SURPRISE, AZ — An Arizona teacher has resigned amid COVID-19 concerns after his school district told him that he would be required to physically go to the school to teach his students virtually.

Tavious Peterkin has been a teacher for more than a decade and said he never thought he'd be in this position.

He was recently hired to teach band and choir for the Dysart Unified School District, but when COVID-19 cases began to rise, Peterkin became increasingly worried about going back to school.

"We've been greatly affected by this virus because we've had several family members that have gotten sick from the virus," he said. He has also lost loved ones to the novel coronavirus, he said.

Dysart Unified School District is providing virtual learning until October 19. Teachers will be on a rotating schedule that requires them to teach inside an empty classroom.

Peterkin hoped to teach from home as his wife is a dentist and has to go into work. Plus, the daycare they use to care for their three-year-old son has not reopened. They're not comfortable sending him anywhere else.

"I don't want to put anybody else in danger, I don't want to put myself in danger or my family," Peterkin said.

He resigned on July 20 after trying to work with school and district leaders. However, there is a liquidation damage clause in his contract that requires him to pay $2,000 to the district for breaking the agreement.

"Naturally you would think you don't owe this organization anything because they haven't paid you out anything," he said.

In a statement, the Dysart Unified School District said it is "committed to providing a high quality education to all students, and a large part of that requires a dedicated staff."

"While we understand that these are challenging times for everyone, our mission to educate remains, and we cannot do that without a full team of staff. If employees leave unexpectedly, we will have immediate, and in many cases, hard to fill positions open. This ultimately impacts our students, who need committed teachers from day one (August 4)."

The statement continued: "As a result, Dysart has had a Governing Board approved liquidated damages clause in all certificated contracts for many years in order to reduce the turnover of employees without appropriate notice, as is a common practice among districts. We understand that there is a wide range of emotions and
concerns relating to the pandemic right now, and Dysart’s Human Relations department has been working tirelessly to address each employee concern as it arises."

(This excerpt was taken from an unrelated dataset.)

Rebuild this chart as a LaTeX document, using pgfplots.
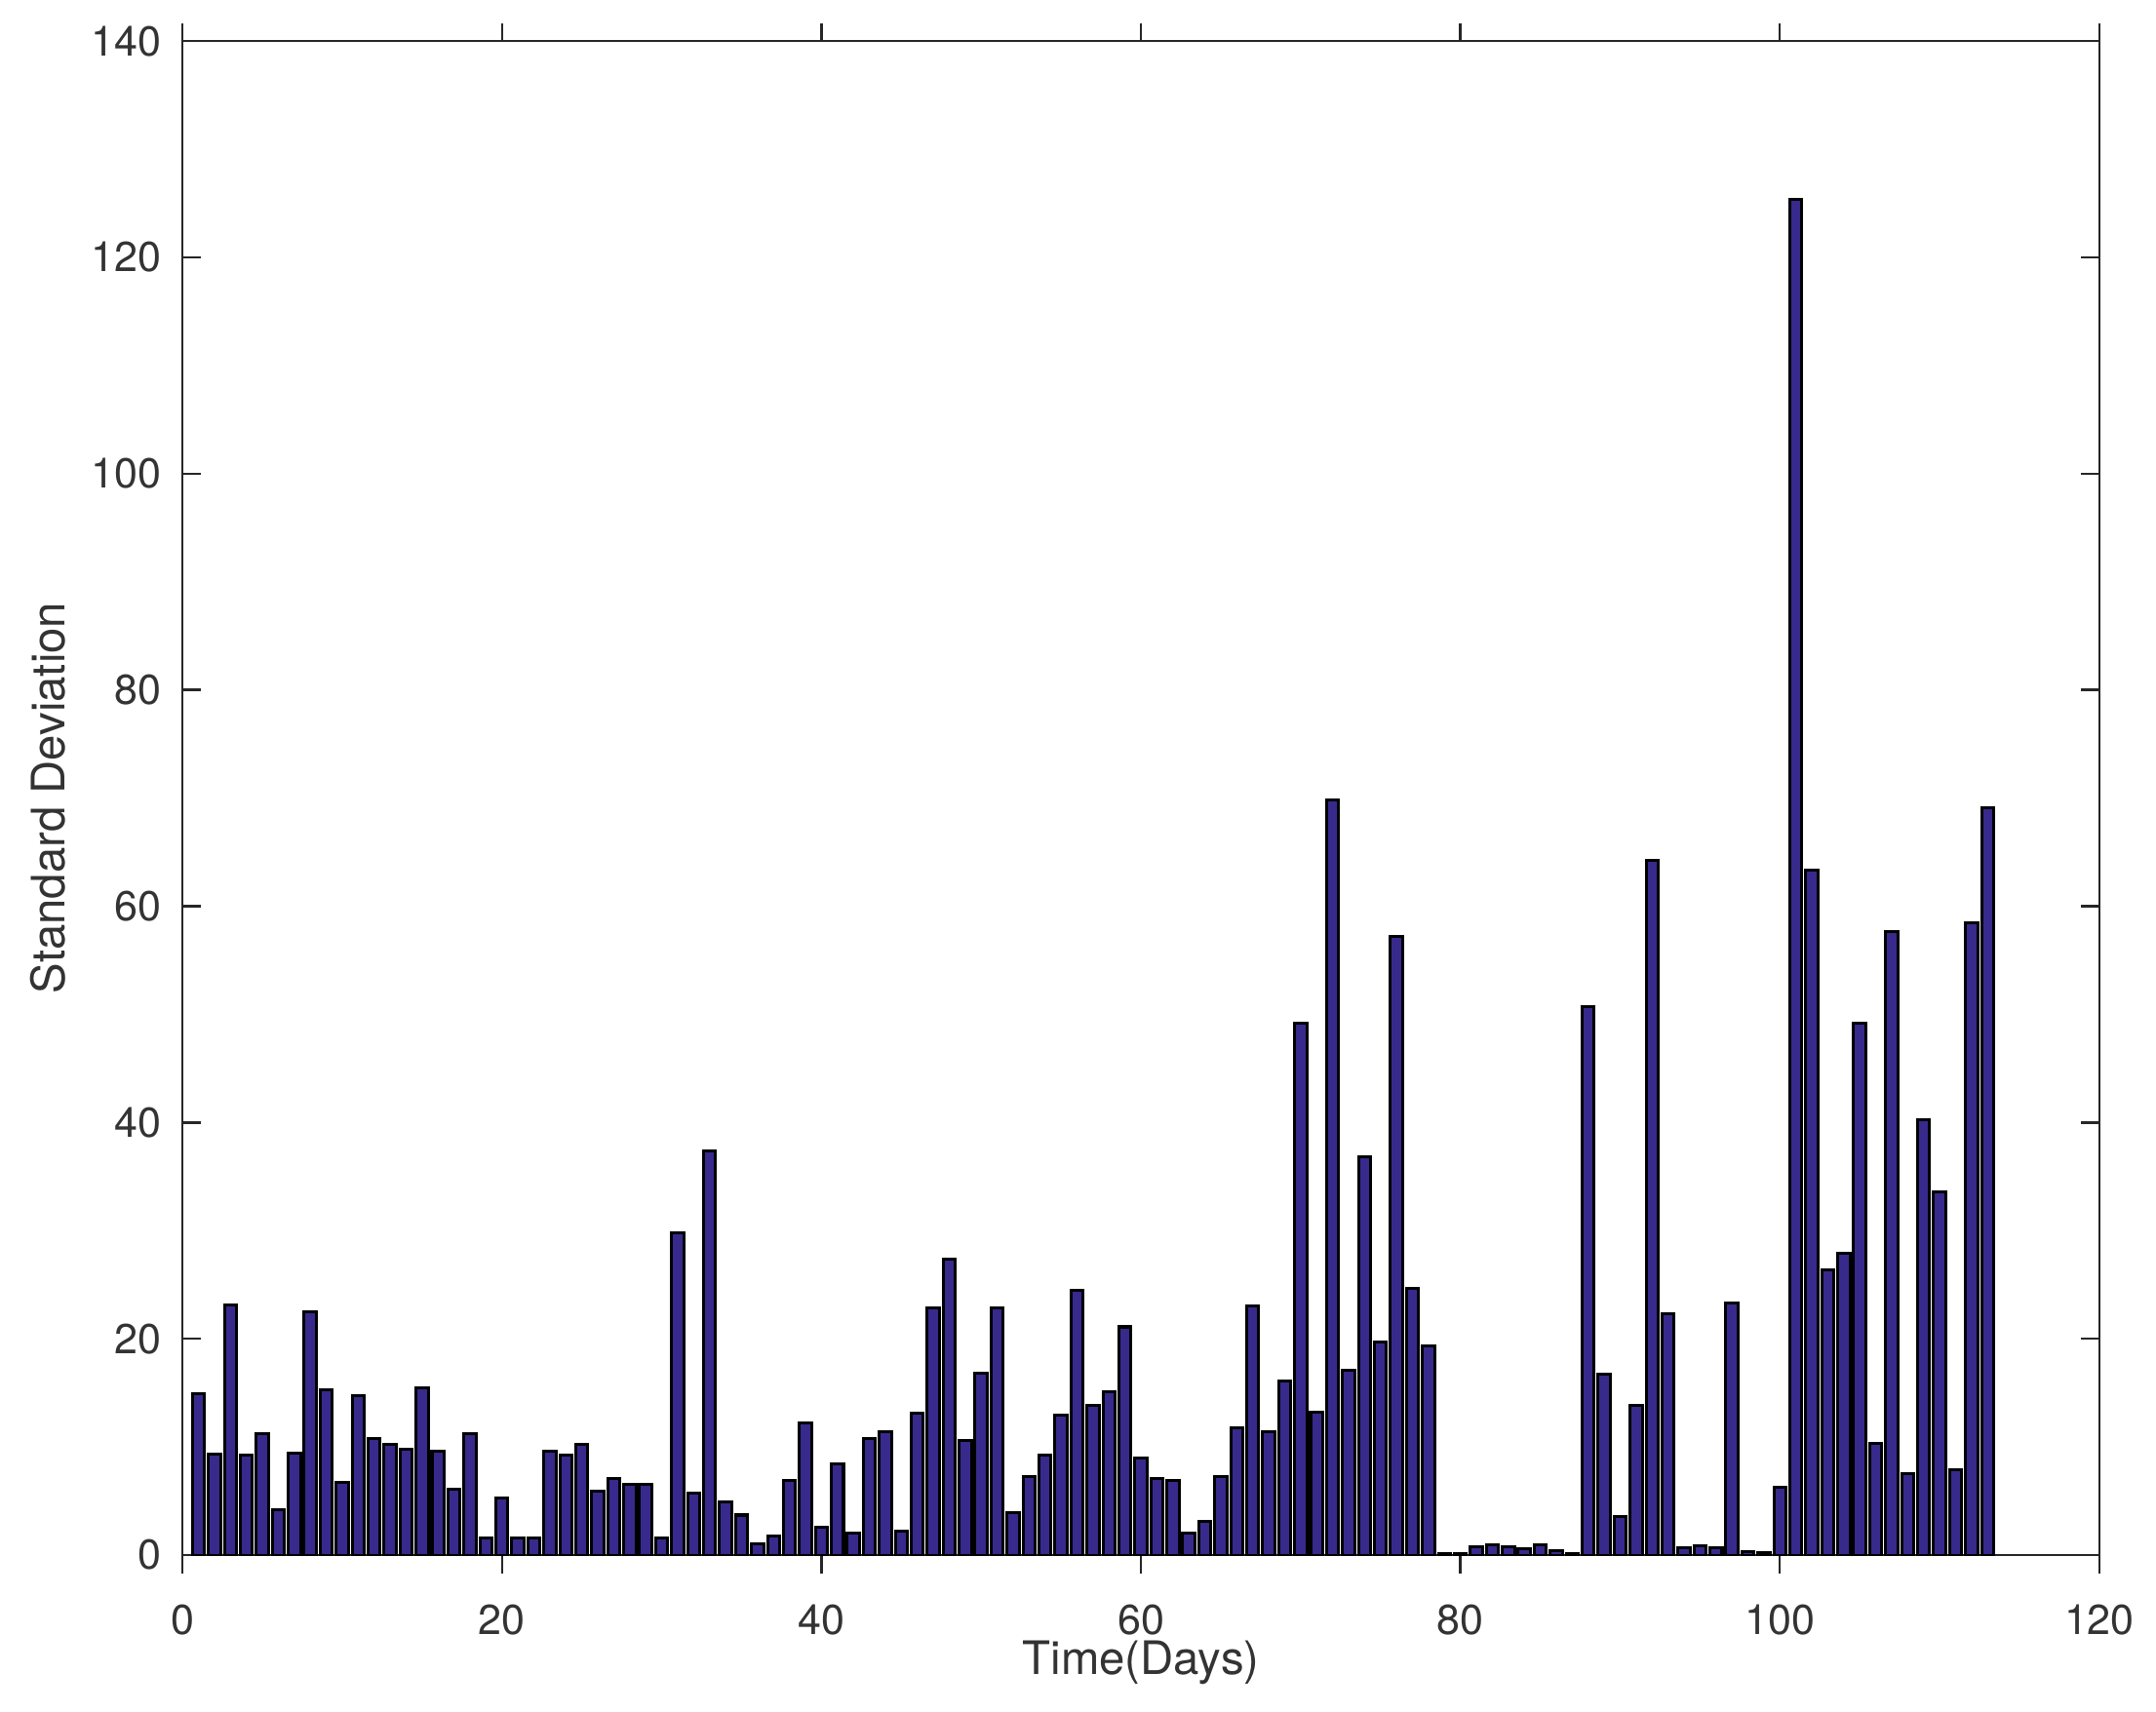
\documentclass[border=0pt]{standalone}
\usepackage{fontspec}
\setmainfont{TeX Gyre Heros}
\usepackage{pgfplots}
\pgfplotsset{compat=1.18}
\usepackage{pgfplotstable}

\definecolor{barpurple}{RGB}{56,41,140}

\pgfplotstableread{
day sd
1 14.9
2 9.3
3 23.1
4 9.2
5 11.2
6 4.2
7 9.4
8 22.5
9 15.3
10 6.7
11 14.7
12 10.8
13 10.2
14 9.8
15 15.5
16 9.6
17 6.1
18 11.2
19 1.6
20 5.3
21 1.6
22 1.6
23 9.6
24 9.2
25 10.2
26 5.9
27 7.1
28 6.5
29 6.5
30 1.6
31 29.8
32 5.7
33 37.4
34 4.9
35 3.7
36 1.0
37 1.8
38 6.9
39 12.2
40 2.6
41 8.4
42 2.0
43 10.8
44 11.4
45 2.2
46 13.1
47 22.9
48 27.4
49 10.6
50 16.8
51 22.9
52 3.9
53 7.3
54 9.2
55 12.9
56 24.5
57 13.8
58 15.1
59 21.1
60 9.0
61 7.1
62 6.9
63 2.0
64 3.1
65 7.3
66 11.8
67 23.0
68 11.4
69 16.1
70 49.2
71 13.2
72 69.8
73 17.1
74 36.8
75 19.7
76 57.2
77 24.7
78 19.3
79 0.15
80 0.15
81 0.8
82 0.95
83 0.8
84 0.6
85 0.95
86 0.4
87 0.15
88 50.7
89 16.7
90 3.6
91 13.8
92 64.2
93 22.3
94 0.7
95 0.9
96 0.7
97 23.3
98 0.3
99 0.2
100 6.25
101 125.4
102 63.3
103 26.4
104 27.9
105 49.2
106 10.3
107 57.7
108 7.5
109 40.3
110 33.6
111 7.9
112 58.5
113 69.1
}\sddata

\begin{document}
\begin{tikzpicture}
\begin{axis}[
    name=ax,
    scale only axis,
    width=457pt, height=361pt,
    xmin=0, xmax=120, ymin=0, ymax=140,
    xtick={0,20,...,120},
    ytick={0,20,...,140},
    tick align=inside,
    tick pos=both,
    major tick length=4.3pt,
    axis line style={line width=0.55pt, black!85},
    every tick/.style={line width=0.55pt, black!85},
    tick label style={font=\fontsize{10}{12}\selectfont, text=black!80},
    /pgf/number format/assume math mode=true,
    xticklabel style={yshift=-4pt},
    yticklabel style={xshift=-1.5pt},
    xlabel={Time(Days)},
    ylabel={Standard Deviation},
    label style={font=\fontsize{11}{13}\selectfont, text=black!80},
    xlabel style={at={(axis description cs:0.5,-0.071)}, anchor=center},
    ylabel style={at={(axis description cs:-0.070,0.5)}, anchor=center},
    ybar,
    bar width=0.76,
]
\addplot[fill=barpurple, draw=black, line width=0.7pt] table[x=day, y=sd] {\sddata};
\end{axis}
\path (ax.south west) ++(-43.5pt,-37.2pt);
\path (ax.north east) ++(13.5pt,9.8pt);
\end{tikzpicture}
\end{document}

The president of the American Federation of Teachers - Arizona chapter told ABC15 that teachers should not have to pay the liquidation fee if they do not feel it is safe to go back to school. The union's legal team is working to see how they can help its members.

"Had things been normal, I wouldn't have a reason to resign. But things being in the state that they're in, me having to think about so many aspects of this thing, it was a very difficult decision to make because I didn't get the chance to leave a mark at this new school that I would've been working at. I so badly wanted to be there," Peterkin said.

For now, he has created an online school called "Class with Mr. P."